Are you familiar with the SUVAT equations.

 

[Eclair_de_XII]

Oh, for some reason, when I divided the x-component of v₀ by that acceleration, it gave me the wrong number. Yet when I just divide 3.5 by 5.19, I get the correct time. But wait, 3.5 m/s is in the horizontal direction, and shouldn't it not be affected by gravity, even if the latter is decreased somewhat by the slope?

 

[Eclair_de_XII]

Or wait... maybe the gravity has no effect on horizontal motion only if it's perpendicular to the object?

 

[haruspex]

Oh, for some reason, when I divided the x-component of v₀ by that acceleration, it gave me the wrong number. Yet when I just divide 3.5 by 5.19, I get the correct time. But wait, 3.5 m/s is in the horizontal direction, and shouldn't it not be affected by gravity, even if the latter is decreased somewhat by the slope?

Your diagram showed it as a horizontal speed, but the problem states

A block is projected up a frictionless inclined plane with initial speed...

 

[Eclair_de_XII]

Yeah, I think drawing pictures helps me analyze this better.
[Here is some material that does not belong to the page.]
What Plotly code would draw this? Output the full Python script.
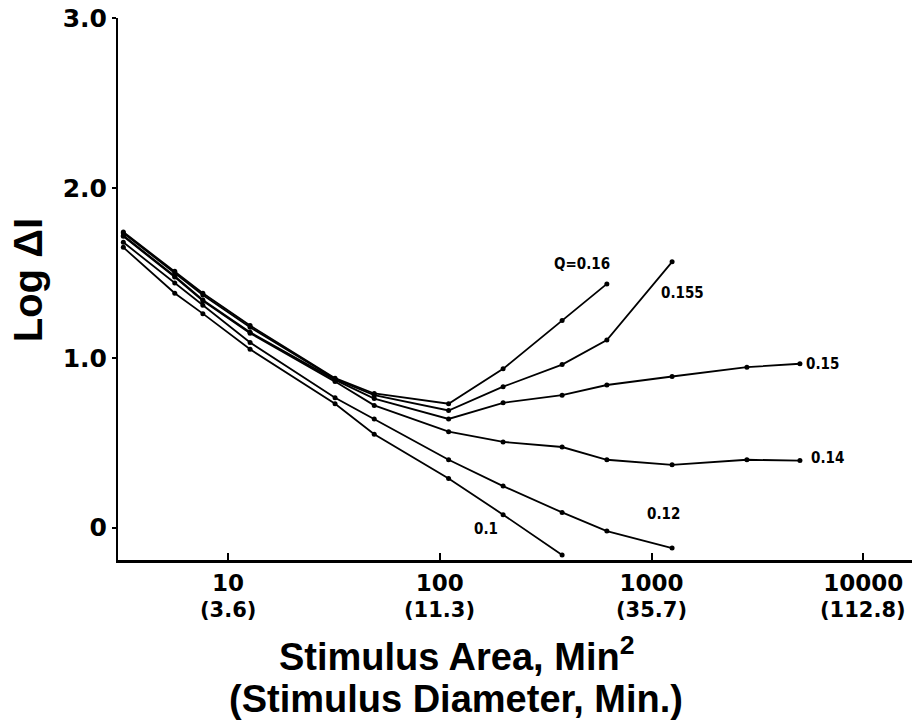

Here's the picture for the normal axes, relative to the body:

And here's how I visualize (cos 238°)(g) to negate v₀...

Oh, sorry; in the first picture, -112° should be -122°.

 

[haruspex]

@Eclair_de_XII , I just noticed this was marked solved, but do not see any post that supports that. Did you mark it solved?
Anyway, I've put it back to unsolved. If you have solved it, please post to that effect (preferably with solution).

 

[Eclair_de_XII]

Oh, sorry about that. I just did that on my own, and figured I had this solved. I never really thought I had to provide evidence of this being solved. Anyway:

$v=v_0+at$
$0\frac{m}{s}=3.5\frac{m}{s}-(5.19\frac{m}{s^2})(t)$
$-3.5\frac{m}{s}=-(5.19\frac{m}{s^2})(t)$
$t=0.674s$

$x=(3.5\frac{m}{s})(0.674s)-\frac{1}{2}(5.19\frac{m}{s^2})(0.674s)^2=2.36 m - 1.18m = 1.179m$

$-1.179m=v(0.674s)-\frac{1}{2}(-5.19\frac{m}{s^2})(0.674s)^2$
$-1.179m=v(0.674s)+1.179m$
$v(0.674s)=-2.36m$
$v=-3.5\frac{m}{s}$

Thanks for your help, again, haru. You've been a big help, and I honestly would have no bloody clue how I would have done this problem on my own. Thanks.